11 was a tough year for me. I didn't know it yet, but my parents were on the verge of divorce, I was taking on my first lead role in a Shakespearean play (Viola, Twelfth Night, Rebel Shakespeare Company, Masconomet Park, Manchester-by-the-sea), and a new boy entered Manchester Elementary's class whom I was very taken with.

When Scottie Fitzgerald (F. Scott's daughter) was 11 in 1933, she received a letter from her dad, telling her what she should be worrying about, and what wasn't so necessary to worry about. I'll bet she took it with a grain of salt--what 11 year old would take the ramblings of a parent seriously?

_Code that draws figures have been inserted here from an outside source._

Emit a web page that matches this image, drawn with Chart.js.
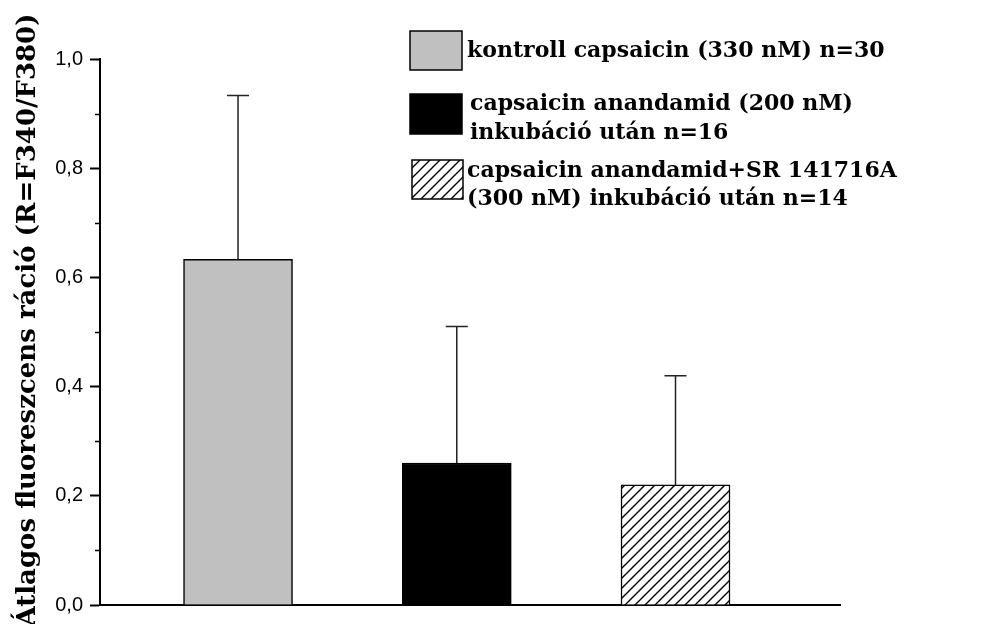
<!DOCTYPE html>
<html>
<head>
<meta charset="utf-8">
<script src="https://cdn.jsdelivr.net/npm/chart.js@4.4.1/dist/chart.umd.min.js"></script>
<style>
  html, body { margin: 0; padding: 0; background: #ffffff; }
  #wrap { width: 986px; height: 624px; }
</style>
</head>
<body>
<div id="wrap"><canvas id="c" width="986" height="624"></canvas></div>
<script>
// Groups (legend text, one entry per line of each label)
const groupLabels = [
  ['kontroll capsaicin (330 nM) n=30'],
  ['capsaicin anandamid (200 nM)', 'inkubáció után n=16'],
  ['capsaicin anandamid+SR 141716A', '(300 nM) inkubáció után n=14']
];
// Bar positions on the x axis
const groupPositions = [1, 2, 3];
// Mean fluorescence ratio and standard deviation (upper error bar)
const meanRatio = [0.633, 0.26, 0.22];
const sdRatio = [0.30, 0.25, 0.20];
// Y axis tick values and labels
const majorTicks = [0, 0.2, 0.4, 0.6, 0.8, 1.0];
const majorTickLabels = ['0,0', '0,2', '0,4', '0,6', '0,8', '1,0'];
const minorTicks = [0.1, 0.3, 0.5, 0.7, 0.9];
const yTitle = 'Átlagos fluoreszcens ráció (R=F340/F380)';

// Diagonal hatch fill for the third group
function makeHatch(step) {
  const p = document.createElement('canvas');
  p.width = step; p.height = step;
  const g = p.getContext('2d');
  g.fillStyle = '#ffffff';
  g.fillRect(0, 0, step, step);
  g.strokeStyle = '#000000';
  g.lineWidth = 1.4;
  g.beginPath();
  g.moveTo(-1, step + 1); g.lineTo(step + 1, -1);
  g.moveTo(-1, 1); g.lineTo(1, -1);
  g.moveTo(step - 1, step + 1); g.lineTo(step + 1, step - 1);
  g.stroke();
  return g.createPattern(p, 'repeat');
}
const ctx = document.getElementById('c').getContext('2d');
const hatch = makeHatch(10);
const fills = ['#c0c0c0', '#000000', hatch];

// Upper error bars with caps
const errorBars = {
  id: 'errorBars',
  afterDatasetsDraw(chart) {
    const meta = chart.getDatasetMeta(0);
    const ys = chart.scales.y;
    const c = chart.ctx;
    c.save();
    c.strokeStyle = '#222222';
    c.lineWidth = 1.5;
    meta.data.forEach((bar, i) => {
      const x = bar.x;
      const y0 = ys.getPixelForValue(meanRatio[i]);
      const y1 = ys.getPixelForValue(meanRatio[i] + sdRatio[i]);
      c.beginPath();
      c.moveTo(x, y0); c.lineTo(x, y1);
      c.moveTo(x - 11, y1); c.lineTo(x + 11, y1);
      c.stroke();
    });
    c.restore();
  }
};

// Short minor ticks on the y axis
const minorTickMarks = {
  id: 'minorTickMarks',
  afterDraw(chart) {
    const ys = chart.scales.y;
    const c = chart.ctx;
    const x = chart.chartArea.left;
    c.save();
    c.strokeStyle = '#000000';
    c.lineWidth = 1.5;
    minorTicks.forEach(v => {
      const y = Math.round(ys.getPixelForValue(v)) + 0.5;
      c.beginPath();
      c.moveTo(x - 5, y); c.lineTo(x, y);
      c.stroke();
    });
    c.restore();
  }
};

// Rotated y axis title
const axisTitle = {
  id: 'axisTitle',
  afterDraw(chart) {
    const c = chart.ctx;
    c.save();
    c.translate(35, 320);
    c.rotate(-Math.PI / 2);
    c.font = 'bold 26px "DejaVu Serif"';
    c.fillStyle = '#000000';
    c.textAlign = 'center';
    c.textBaseline = 'alphabetic';
    c.fillText(yTitle, 0, 0);
    c.restore();
  }
};

// Legend boxes with multi-line labels
const boxLegend = {
  id: 'boxLegend',
  afterDraw(chart) {
    const c = chart.ctx;
    const items = [
      { box: [410, 31, 52, 39], textX: 467, textY: [51] },
      { box: [410, 94, 52, 40], textX: 470, textY: [104, 133] },
      { box: [412, 160, 51, 39], textX: 467, textY: [171, 199] }
    ];
    c.save();
    items.forEach((it, i) => {
      const [bx, by, bw, bh] = it.box;
      c.fillStyle = fills[i];
      c.fillRect(bx, by, bw, bh);
      c.strokeStyle = '#000000';
      c.lineWidth = 1.5;
      c.strokeRect(bx, by, bw, bh);
      c.fillStyle = '#000000';
      c.font = 'bold 22px "DejaVu Serif"';
      c.textAlign = 'left';
      c.textBaseline = 'middle';
      groupLabels[i].forEach((line, j) => c.fillText(line, it.textX, it.textY[j]));
    });
    c.restore();
  }
};

new Chart(ctx, {
  type: 'bar',
  data: {
    datasets: [{
      data: groupPositions.map((x, i) => ({ x: x, y: meanRatio[i] })),
      backgroundColor: fills,
      borderColor: '#000000',
      borderWidth: 1.5,
      barThickness: 109
    }]
  },
  options: {
    responsive: false,
    animation: false,
    devicePixelRatio: 1,
    layout: { padding: { left: 0, top: 59, right: 146, bottom: 17 } },
    plugins: { legend: { display: false }, tooltip: { enabled: false } },
    scales: {
      x: {
        type: 'linear',
        min: 0.369,
        max: 3.752,
        offset: false,
        ticks: { display: false },
        grid: { display: false },
        border: { display: true, color: '#000000', width: 2 },
        afterFit: s => { s.height = 0; }
      },
      y: {
        min: 0,
        max: 1,
        afterBuildTicks: s => { s.ticks = majorTicks.map(v => ({ value: v })); },
        ticks: {
          callback: (v, i) => majorTickLabels[i],
          color: '#000000',
          font: { family: '"Liberation Sans", Arial, sans-serif', size: 20 },
          padding: 7
        },
        grid: {
          display: true,
          drawOnChartArea: false,
          drawTicks: true,
          tickLength: 10,
          tickWidth: 2,
          tickColor: '#000000'
        },
        border: { display: true, color: '#000000', width: 2 },
        afterFit: s => { s.width = 100; }
      }
    }
  },
  plugins: [errorBars, minorTickMarks, axisTitle, boxLegend]
});
</script>
</body>
</html>
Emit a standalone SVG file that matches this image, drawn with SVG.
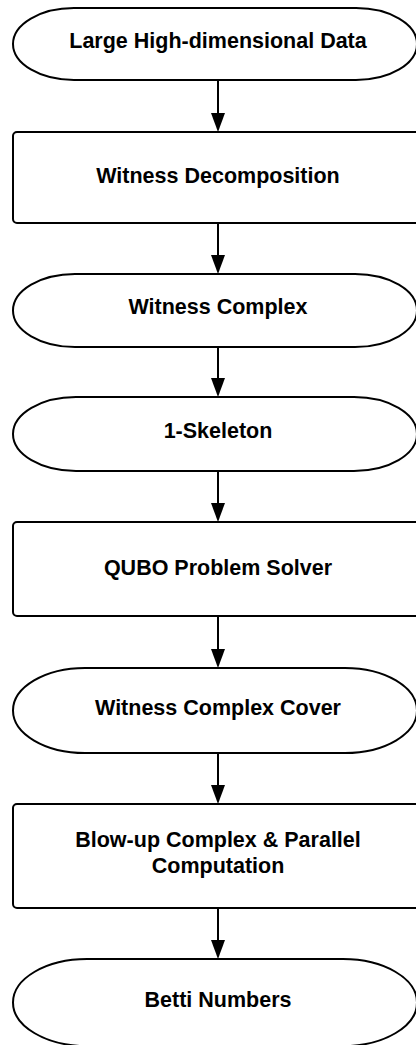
<svg xmlns="http://www.w3.org/2000/svg" width="416" height="1045" viewBox="0 0 416 1045">
<style>
.s{fill:#fff;stroke:#000;stroke-width:2}
.t{font-family:"Liberation Sans",Arial,sans-serif;font-weight:bold;font-size:21.5px;fill:#000;text-anchor:middle}
.c{stroke:#000;stroke-width:2;fill:none}
</style>
<defs>
<marker id="ah" viewBox="0 0 19 14" refX="9" refY="7" markerWidth="19" markerHeight="14" markerUnits="userSpaceOnUse" orient="auto">
<path d="M0,0 L19,7 L0,14 Z" fill="#000"/>
</marker>
</defs>
<rect width="416" height="1045" fill="#fff"/>
<g id="n1"><path class="s" d="M74,8 H356 A61,36 0 0 1 356,80 H74 A61,36 0 0 1 74,8 Z"/><text class="t" x="218" y="48">Large High-dimensional Data</text></g>
<g id="n2"><rect class="s" x="13" y="132" width="410" height="91" rx="4"/><text class="t" x="218" y="183">Witness Decomposition</text></g>
<g id="n3"><path class="s" d="M75,274 H355 A62,36.5 0 0 1 355,347 H75 A62,36.5 0 0 1 75,274 Z"/><text class="t" x="218" y="314">Witness Complex</text></g>
<g id="n4"><path class="s" d="M76,397 H354 A63,37 0 0 1 354,471 H76 A63,37 0 0 1 76,397 Z"/><text class="t" x="218" y="438">1-Skeleton</text></g>
<g id="n5"><rect class="s" x="13" y="522" width="410" height="94" rx="4"/><text class="t" x="218" y="575">QUBO Problem Solver</text></g>
<g id="n6"><path class="s" d="M85,668 H345 A72,42.5 0 0 1 345,753 H85 A72,42.5 0 0 1 85,668 Z"/><text class="t" x="218" y="715">Witness Complex Cover</text></g>
<g id="n7"><rect class="s" x="13" y="804" width="410" height="104" rx="4"/><text class="t" x="218" y="847">Blow-up Complex &amp; Parallel</text><text class="t" x="218" y="873">Computation</text></g>
<g id="n8"><path class="s" d="M87,959 H343 A74,43.5 0 0 1 343,1046 H87 A74,43.5 0 0 1 87,959 Z"/><text class="t" x="218" y="1007">Betti Numbers</text></g>
<g id="connectors">
<line class="c" x1="218" y1="80" x2="218" y2="122" marker-end="url(#ah)"/>
<line class="c" x1="218" y1="223" x2="218" y2="264" marker-end="url(#ah)"/>
<line class="c" x1="218" y1="347" x2="218" y2="387" marker-end="url(#ah)"/>
<line class="c" x1="218" y1="471" x2="218" y2="512" marker-end="url(#ah)"/>
<line class="c" x1="218" y1="616" x2="218" y2="658" marker-end="url(#ah)"/>
<line class="c" x1="218" y1="753" x2="218" y2="794" marker-end="url(#ah)"/>
<line class="c" x1="218" y1="908" x2="218" y2="949" marker-end="url(#ah)"/>
</g>
</svg>
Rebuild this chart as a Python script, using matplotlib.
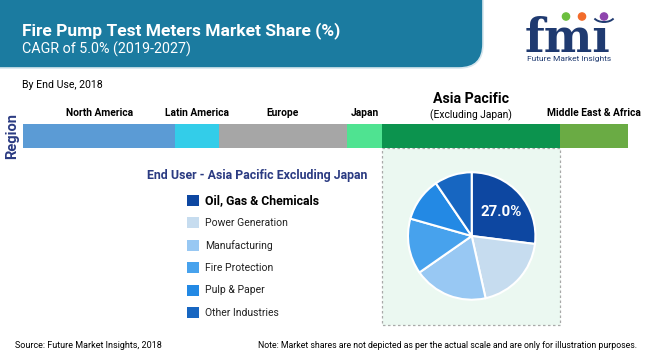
import numpy as np
import matplotlib
matplotlib.use("Agg")
import matplotlib.pyplot as plt
from matplotlib.patches import FancyBboxPatch, Rectangle, Circle, Arc
from matplotlib.transforms import blended_transform_factory

plt.rcParams['font.family'] = ['Roboto', 'DejaVu Sans']

# region shares (%), left to right along the bar
regions = ["North America", "Latin America", "Europe", "Japan",
           "Asia Pacific", "Middle East & Africa"]
region_share = [25.2, 7.2, 21.1, 5.9, 29.4, 11.2]
region_colors = ["#5b9bd5", "#33cde9", "#a6a6a6", "#4fe391", "#0c934e", "#6aab44"]

# end user split for Asia Pacific excluding Japan (%)
end_users = ["Oil, Gas & Chemicals", "Power Generation", "Manufacturing",
             "Fire Protection", "Pulp & Paper", "Other Industries"]
end_share = [27.0, 19.5, 18.8, 14.1, 11.1, 9.5]
end_colors = ["#0d47a1", "#c6dcef", "#98c8f3", "#47a2ed", "#2389e4", "#1766c1"]

navy = "#2b3b82"
teal = "#1b7ba0"

fig = plt.figure(figsize=(6.5, 3.6), dpi=100)
ax = fig.add_axes([0, 0, 1, 1])
ax.set_xlim(0, 650)
ax.set_ylim(360, 0)
ax.axis("off")

# header band
ax.add_patch(FancyBboxPatch((-40, -40), 523, 108, boxstyle="round,pad=0,rounding_size=24",
                            fc=teal, ec="#d6e6ee", lw=1.2))
ax.text(22, 31, "Fire Pump Test Meters Market Share (%)", color="white",
        fontsize=12.5, fontweight="bold", va="center")
ax.text(22, 49, "CAGR of 5.0% (2019-2027)", color="white", fontsize=10.3, va="center")

# logo
ax.text(525, 52, "fm\u0131", family="DejaVu Serif", fontweight="bold", fontsize=33,
        color="#1f3a70", va="baseline")
for cx, col in [(566, "#6cbf3f"), (582, "#f26b2a"), (604, "#8e44ad")]:
    ax.add_patch(Circle((cx, 16.5), 3.6, color=col))
ax.add_patch(Arc((604, 15), 22, 14, theta1=20, theta2=160, color="#1f3a70", lw=1.4))
ax.text(569, 59.5, "Future Market Insights", fontsize=6, color="#1f3a70", ha="center", va="center")

ax.text(22, 85, "By End Use, 2018", fontsize=7.6, va="center")
ax.text(12, 136, "Region", rotation=90, fontsize=10.5, fontweight="bold", color=navy,
        ha="center", va="center")

# stacked region bar
axb = fig.add_axes([23 / 650, 1 - 148 / 360, 605 / 650, 24 / 360])
left = np.concatenate([[0], np.cumsum(region_share)[:-1]])
axb.barh(0, region_share, left=left, height=1, color=region_colors, edgecolor="none")
axb.set_xlim(0, sum(region_share))
axb.set_ylim(-0.5, 0.5)
axb.axis("off")
tr = blended_transform_factory(axb.transData, ax.transData)
centers = left + np.array(region_share) / 2
for name, c in zip(regions, centers):
    if name == "Asia Pacific":
        ax.text(c, 99, name, transform=tr, fontsize=10.2, fontweight="bold", ha="center", va="center")
        ax.text(c, 115, "(Excluding Japan)", transform=tr, fontsize=7.4, ha="center", va="center")
    else:
        ax.text(c, 113, name, transform=tr, fontsize=7.4, fontweight="bold", ha="center", va="center")
ia = regions.index("Asia Pacific")
ax.text(centers[ia], 136, "%.1f%%" % region_share[ia], transform=tr, color="white",
        fontsize=12, fontweight="bold", ha="center", va="center")

# highlight box under Asia Pacific
ax.add_patch(Rectangle((left[ia], 148), region_share[ia], 177, transform=tr,
                       fc="#ebf8f1", ec="#a9a9a9", lw=0.9, ls=(0, (2, 2))))

# legend
ax.text(147, 175, "End User - Asia Pacific Excluding Japan", fontsize=8.9,
        fontweight="bold", color=navy, va="center")
for i, (name, col) in enumerate(zip(end_users, end_colors)):
    y = 200.5 + i * 22.4
    ax.add_patch(Rectangle((187, y - 5.5), 12, 11, fc=col, ec="none"))
    if i == 0:
        ax.text(205, y, name, fontsize=8.8, fontweight="bold", va="center")
    else:
        ax.text(205, y, name, fontsize=7.5, va="center", color="#222222")

# pie
axp = fig.add_axes([(471.7 - 65) / 650, 1 - (236 + 65) / 360, 130 / 650, 130 / 360])
axp.pie(end_share, colors=end_colors, startangle=90, counterclock=False,
        wedgeprops=dict(edgecolor="white", linewidth=1.5))
axp.set_xlim(-1.02, 1.02)
axp.set_ylim(-1.02, 1.02)
mid = np.deg2rad(90 - end_share[0] / 2 * 3.6)
axp.text(0.62 * np.cos(mid), 0.58 * np.sin(mid), "%.1f%%" % end_share[0], color="white",
         fontsize=10.8, fontweight="bold", ha="center", va="center")

# footer
ax.text(15, 345, "Source: Future Market Insights, 2018", fontsize=6.5, va="center")
ax.text(637, 345, "Note: Market shares are not depicted as per the actual scale and are only for illustration purposes.",
        fontsize=6.35, va="center", ha="right")

fig.savefig("out.png", dpi=100)
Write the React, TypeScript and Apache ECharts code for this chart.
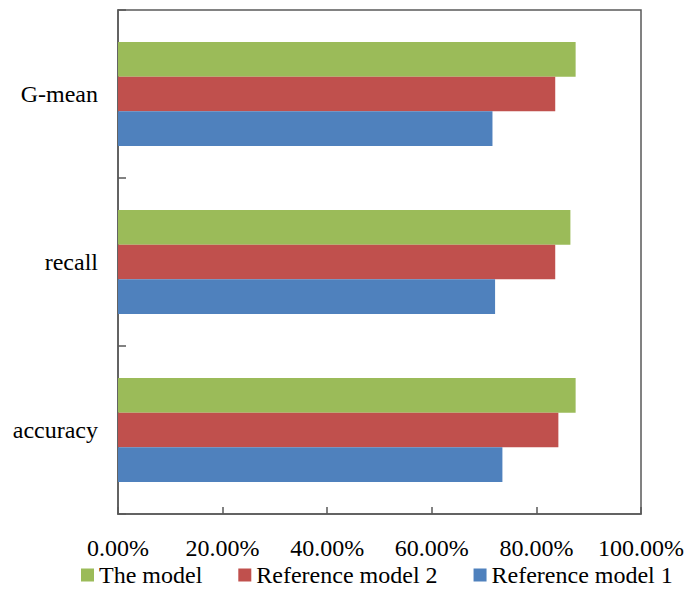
import React, { useEffect, useRef } from "react";
import * as echarts from "echarts";

const categories = ["accuracy", "recall", "G-mean"];
const refModel1 = [73.5, 72.1, 71.6];
const refModel2 = [84.2, 83.6, 83.6];
const theModel = [87.5, 86.5, 87.5];
const xTicks = { min: 0, max: 100, interval: 20 };

const FONT = "Liberation Serif";
const AXIS_COLOR = "#595959";

export default function App() {
  const ref = useRef<HTMLDivElement>(null);
  useEffect(() => {
    if (!ref.current) return;
    const chart = echarts.init(ref.current, undefined, { renderer: "svg" });
    chart.setOption({
      animation: false,
      backgroundColor: "#ffffff",
      textStyle: { fontFamily: FONT, color: "#000" },
      grid: {
        left: 118,
        right: 45,
        top: 10,
        bottom: 75,
        show: true,
        borderColor: AXIS_COLOR,
        borderWidth: 1.5,
      },
      legend: {
        data: ["The model", "Reference model 2", "Reference model 1"],
        left: 81,
        top: 563,
        padding: 0,
        itemWidth: 13,
        itemHeight: 13,
        itemGap: 36,
        icon: "rect",
        textStyle: { fontFamily: FONT, fontSize: 24, lineHeight: 24, color: "#000" },
      },
      xAxis: {
        type: "value",
        min: xTicks.min,
        max: xTicks.max,
        interval: xTicks.interval,
        axisLine: { show: true, lineStyle: { color: AXIS_COLOR, width: 1.5 } },
        axisTick: { show: true, inside: true, length: 7, lineStyle: { color: AXIS_COLOR, width: 1.5 } },
        splitLine: { show: false },
        axisLabel: {
          fontFamily: FONT,
          fontSize: 24,
          color: "#000",
          margin: 22,
          formatter: (v: number) => v.toFixed(2) + "%",
        },
      },
      yAxis: {
        type: "category",
        data: categories,
        axisLine: { show: true, lineStyle: { color: AXIS_COLOR, width: 1.5 } },
        axisTick: { show: true, inside: true, length: 8, lineStyle: { color: AXIS_COLOR, width: 1.5 } },
        axisLabel: { fontFamily: FONT, fontSize: 24, color: "#000", margin: 20 },
      },
      series: [
        {
          name: "The model",
          type: "bar",
          data: theModel,
          itemStyle: { color: "#9BBB59" },
          barGap: "0%",
          barCategoryGap: "38%",
        },
        {
          name: "Reference model 2",
          type: "bar",
          data: refModel2,
          itemStyle: { color: "#C0504D" },
          barGap: "0%",
          barCategoryGap: "38%",
        },
        {
          name: "Reference model 1",
          type: "bar",
          data: refModel1,
          itemStyle: { color: "#4F81BD" },
          barGap: "0%",
          barCategoryGap: "38%",
        },
      ],
    });
    return () => chart.dispose();
  }, []);
  return <div ref={ref} style={{ width: 687, height: 589, position: "absolute", left: 0, top: 0 }} />;
}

I look at this now, and it looks nobel.

(Source: F. Scott Fitzgerald: A Life in Letters)

Things to worry about:

Worry about courage
Worry about cleanliness
Worry about efficiency
Worry about horsemanship

Things not to worry about: 

Don’t worry about popular opinion
Don’t worry about dolls
Don’t worry about the past
Don’t worry about the future
Don’t worry about growing up
Don’t worry about anybody getting ahead of you
Don’t worry about triumph
Don’t worry about failure unless it comes through your own fault
Don’t worry about mosquitoes
Don’t worry about flies
Don’t worry about insects in general
Don’t worry about parents
Don’t worry about boys
Don’t worry about disappointments
Don’t worry about pleasures
Don’t worry about satisfactions

Things to think about: 

What am I really aiming at?
How good am I really in comparison to my contemporaries in regard to:

(a) Scholarship
(b) Do I really understand about people and am I able to get along with them?
(c) Am I trying to make my body a useful instrument or am I neglecting it?